Became Head of Nation's Largest Health Philanthropy
In 2001 Lavizzo-Mourey became senior vice president of the Robert Wood Johnson Foundation. This organization had funded her earlier postgraduate research and, according to a Health Leaders article, had watched her career with increasing respect. As vice president, Lavizzo-Mourey took charge of the foundation's grant making in health care, much of which focused on treating and preventing substance abuse and improving care for patients with chronic illnesses. Upon the retirement of foundation head Steven Schroeder, Lavizzo-Mourey became president and chief executive officer of the foundation in January of 2003. She is the first woman to hold this position.
In an interview in the Journal of the American Medical Association (JAMA), Lavizzo-Mourey noted that she has been interested in the "interface between public policy, clinical medicine, and business" since her days as a medical student. The expertise in this area that she gained while earning her Wharton School M.B.A. in health care administration, she observed, positioned her to become an effective consultant on public health policy. As an advisor to both the first Bush administration and the Clinton administration, she learned how to create effective cooperation across different agencies and how to set realistic expectations.
Lavizzo-Mourey told JAMA that the Robert Wood Johnson Foundation would continue to focus on its four "bedrock goals—ensuring access to quality care; improving the quality of care and support of people with chronic health conditions; reducing the harm caused by substance abuse; and promoting healthy communities and lifestyles." She outlined a plan to distribute funds through a portfolio system that would allow the foundation to evaluate programs more effectively, and also noted that the foundation's efforts to improve public health systems would help to strengthen their ability to respond to possible biological or chemical weapons attacks.
While continuing with the foundation's basic work, Lavizzo-Mourey also hopes to expand efforts in several areas, including programs to meet needs of elderly patients; programs to address obesity; and measures to eliminate unequal treatment due to race or ethnicity. Her vision, she told JAMA, is that "everyone in this country has access to safe, effective, equitable health care when they need it, and that everyone gets a good start in life with a nurturing relationship that protects them from harm, including things like tobacco, alcohol, and drugs. That everyone has an opportunity for lifelong vitality, an opportunity for treatment if they are addicted, and that we promote a caring society and we keep our attention focused on the possible."
Sources
Periodicals
Chronicle of Philanthropy, August 8, 2002.

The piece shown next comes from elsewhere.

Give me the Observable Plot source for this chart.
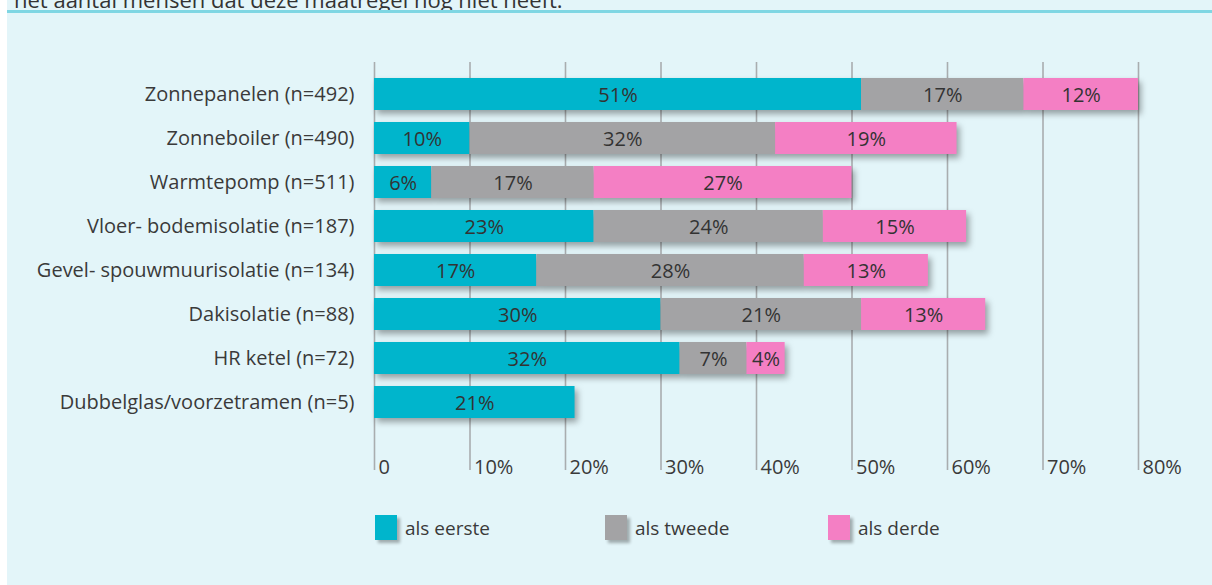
<!DOCTYPE html>
<html>
<head>
<meta charset="utf-8">
<script src="https://cdn.jsdelivr.net/npm/d3@7"></script>
<script src="https://cdn.jsdelivr.net/npm/@observablehq/plot@0.6"></script>
<style>
  html, body { margin: 0; padding: 0; background: #ffffff; width: 1212px; height: 585px; overflow: hidden; }
  #panel { position: absolute; left: 7px; top: 0; width: 1205px; height: 585px; background: #e3f5f9; }
  #topline { position: absolute; left: 7px; top: 10px; width: 1205px; height: 3px; background: #7fd6e3; }
  #toptext { position: absolute; left: 14px; top: -11px; font: 22px "Open Sans", sans-serif; line-height: 20px; color: #333; white-space: nowrap; }
  #chart { position: absolute; left: 0; top: 0; }
  #chart svg { background: transparent; overflow: visible; }
  #chart g[aria-label="bar"] { filter: drop-shadow(3px 4px 3px rgba(0,0,0,0.35)); }
  #legend { position: absolute; left: 0; top: 515px; width: 1212px; height: 30px; font: 19px "Open Sans", sans-serif; color: #3a3a3a; }
  .sw { position: absolute; top: 0; width: 22px; height: 25px; box-shadow: 3px 3px 3px rgba(0,0,0,0.3); }
  .lt { position: absolute; top: 0; line-height: 27px; }
</style>
</head>
<body>
<div id="panel"></div>
<div id="toptext">het aantal mensen dat deze maatregel nog niet heeft.</div>
<div id="topline"></div>
<div id="chart"></div>
<div id="legend"></div>
<script>
const categories = [
  "Zonnepanelen (n=492)",
  "Zonneboiler (n=490)",
  "Warmtepomp (n=511)",
  "Vloer- bodemisolatie (n=187)",
  "Gevel- spouwmuurisolatie (n=134)",
  "Dakisolatie (n=88)",
  "HR ketel (n=72)",
  "Dubbelglas/voorzetramen (n=5)"
];
const series = ["als eerste", "als tweede", "als derde"];
const colors = ["#00b5cc", "#a3a3a5", "#f47fc4"];
const eerste = [51, 10, 6, 23, 17, 30, 32, 21];
const tweede = [17, 32, 17, 24, 28, 21, 7, null];
const derde  = [12, 19, 27, 15, 13, 13, 4, null];
const xTicks = [0, 10, 20, 30, 40, 50, 60, 70, 80];
const xTickLabels = ["0", "10%", "20%", "30%", "40%", "50%", "60%", "70%", "80%"];

const rows = [];
[eerste, tweede, derde].forEach((vals, si) => {
  vals.forEach((v, ci) => {
    if (v != null) rows.push({cat: categories[ci], serie: series[si], value: v});
  });
});
const ticks = xTicks.map((t, i) => ({t, label: xTickLabels[i]}));

const font = "'Open Sans', sans-serif";
const plot = Plot.plot({
  width: 1212,
  height: 500,
  marginLeft: 374,
  marginRight: 74,
  marginTop: 62,
  marginBottom: 30,
  style: {fontFamily: font, fontSize: "20px", color: "#3a3a3a", background: "transparent"},
  x: {domain: [0, 80], axis: null},
  y: {domain: categories, paddingInner: 0.28, paddingOuter: 0.745, align: 0.24, label: null},
  color: {domain: series, range: colors},
  marks: [
    Plot.ruleX(ticks, {x: "t", stroke: "#a9adaf", strokeWidth: 1.6}),
    Plot.barX(rows, Plot.stackX({x: "value", y: "cat", fill: "serie", z: "serie", order: null})),
    Plot.text(rows, Plot.stackX({x: "value", y: "cat", z: "serie", order: null, text: d => d.value + "%", fill: "#333333", fontSize: 20, letterSpacing: "1px", dy: 1})),
    Plot.text(ticks, {x: "t", text: "label", frameAnchor: "bottom", lineAnchor: "bottom", textAnchor: "start", dx: 4, dy: 3, fill: "#3a3a3a", fontSize: 20, letterSpacing: "0.3px"}),
    Plot.axisY({tickSize: 0, tickPadding: 20, fontSize: 20, fill: "#3a3a3a", label: null})
  ]
});
document.getElementById("chart").appendChild(plot);

const legend = document.getElementById("legend");
const swX = [375, 605, 828];
series.forEach((s, i) => {
  const sw = document.createElement("div");
  sw.className = "sw";
  sw.style.left = swX[i] + "px";
  sw.style.background = colors[i];
  legend.appendChild(sw);
  const lt = document.createElement("div");
  lt.className = "lt";
  lt.style.left = (swX[i] + 30) + "px";
  lt.textContent = s;
  legend.appendChild(lt);
});
</script>
</body>
</html>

Journal of the American Medical Association (JAMA), April 16, 2003, pp. 1909-1911.
Modern Healthcare, August 5, 2002, p. 33.
Modern Physician, May 1, 2003, p. 26.
On-line
"Profile: Giving Spirit," Health Leaders, www.healthleaders.com (September 14, 2004).
"Risa Lavizzo-Mourey Named Head of the Robert Wood Johnson Foundation," Wharton Health Care Management Alumni, www.whartonhealthcare.org (September 14, 2004).
"Risa Lavizzo-Mourey: President and CEO," Robert Wood Johnson Foundation, www.rwjf.org (September 14, 2004).
"Lavizzo-Mourey Receives 2002 Yerby Award," Harvard Public Health Now, www.hsph.harvard.edu (September 14, 2004).